Minister for Culture, Heritage and the Gaeltacht, Heather Humphreys, TD, will attend a Remembrance Sunday ceremony at the Cenotaph in Belfast, this Sunday where she will lay a laurel wreath, to remember those who died in the First World War.
The Minister will be joined by the British Minister for Defence, People and Veterans, Mr Tobias Ellwood MP, as well as the Lord Mayor of Belfast Nuala McAllister.
Armistice Day and Remembrance Sunday commemorations will take place across the island of Ireland this weekend, including ceremonies in Belfast and Enniskillen in Northern Ireland and in St Patrick’s Cathedral and Glasnevin Cemetery in Dublin.
Speaking in advance of the ceremony, Minister Humphreys said she was honoured to commemorate all of those who died during World War I.

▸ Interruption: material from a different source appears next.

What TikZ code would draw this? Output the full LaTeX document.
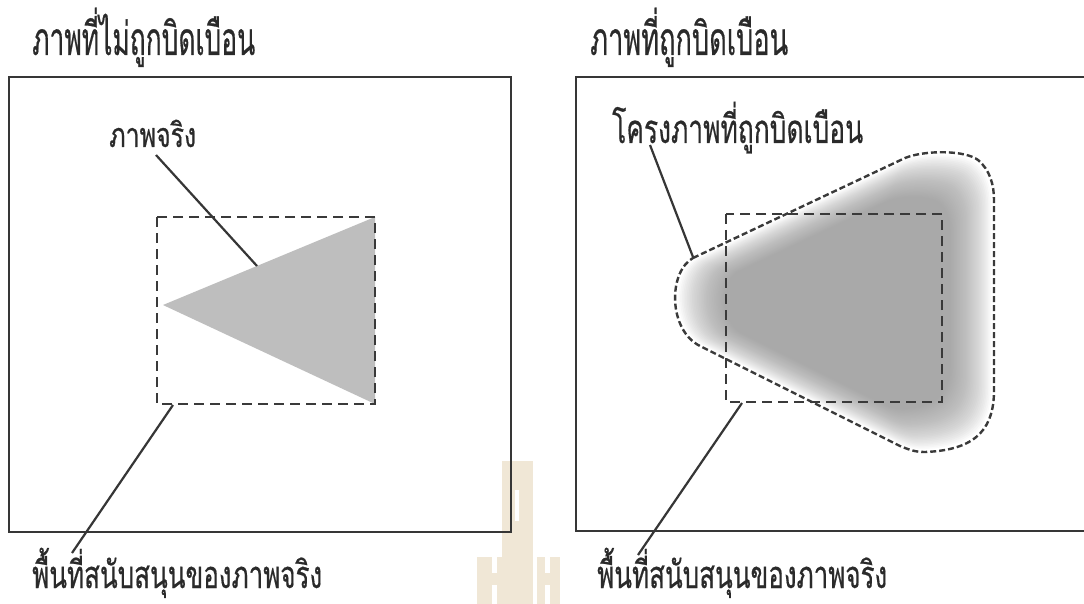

“This weekend we will remember in a special way the men and women from across the island of Ireland, who served and gave their lives during World War I.
“Although inspired by different motivations, they all shared the harsh uncertainties of war and the trauma of the battlefield as well as the enduring hope of a safe return to their loved ones. We remember too their families and the grief and hardship that they endured.”
Minister Humphreys has also announced a funding allocation of €25,000 to support The Hill 70 Memorial Project – a significant commemorative Canadian World War I initiative.
The Minister also announced a funding allocation of €10,000 to support ‘A Broken Tree’, a celebration of the life and work of Lance Corporal Francis Ledwidge, the poet, Irish volunteer and soldier, who died in the Battle of Passchendaele on 31st July 1917.
This special seminar and concert have been curated by the renowned composer and member of Aosdána, Michael Holohan and take place in partnership with the National Library and the National Gallery on Saturday, 11th November. Admission to both events is free.
Reacting Michael Holohan said the concert is particularly significant for him.
“Michael McGlynn and I revisited Ledwidge’s work in the 1980s and 1990s, which generated significant momentum in reviving interest among composers in Ledwidge as a poet.”